Thomas d’Aquin rappelait que le temps est coextensif à l’Éternité. C’est un mot difficile.
Autrefois, certains propos, certaines formules étaient donnés à méditer dans la nuit de l’intelligence, là où scintille une lumière nouvelle, celle de cet Auxiliaire qui attend que nous voulions bien y pénétrer, dans cette nuit obscure de notre âme immortelle, pour y écouter et y voir ce que le langage humain ne peut nous enseigner quand il est devenu trop pauvre ou trop arrogant. Et que peut-être bien, il n’est pas fait pour nous enseigner.
Nous avons deux mémoires, la mémoire culturelle et la mémoire de l’Éternité. Celle-là, singularisée dans une ou plusieurs langues, dans un pays ou un terroir, dans une généalogie.
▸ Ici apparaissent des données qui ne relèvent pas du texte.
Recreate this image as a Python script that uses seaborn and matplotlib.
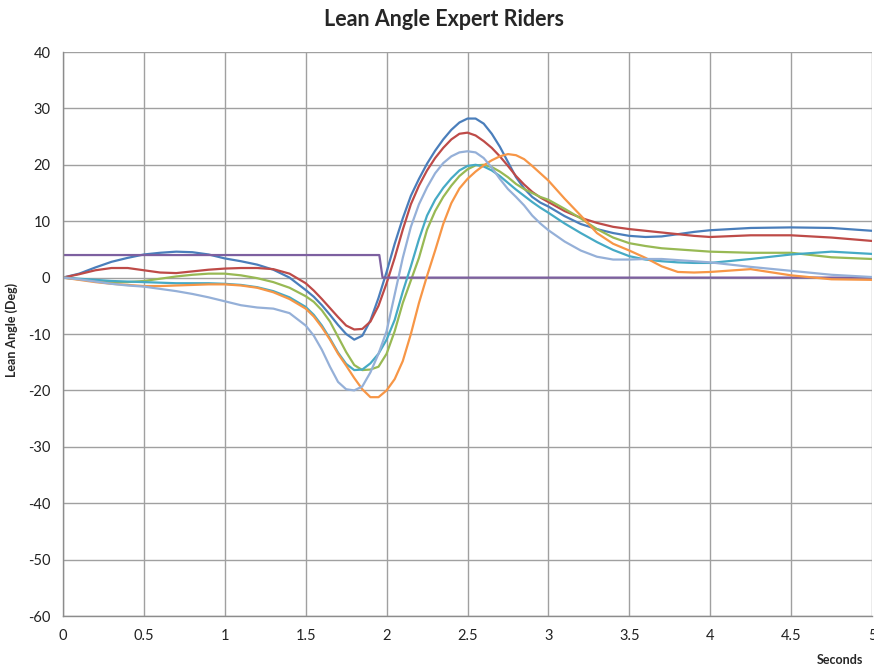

Elle est précieuse et elle est fragile ; celle-ci, portée par l’histoire d’Israël prolongée de 2000 ans de christianisme et d’histoire ecclésiale, dans une Révélation qu’il revient aux chrétiens de transmettre, par toute leur chair vivante, dans toutes les langues du monde, parce que Celui qui en est l’objet est la Parole vivante, source de toute parole vivante.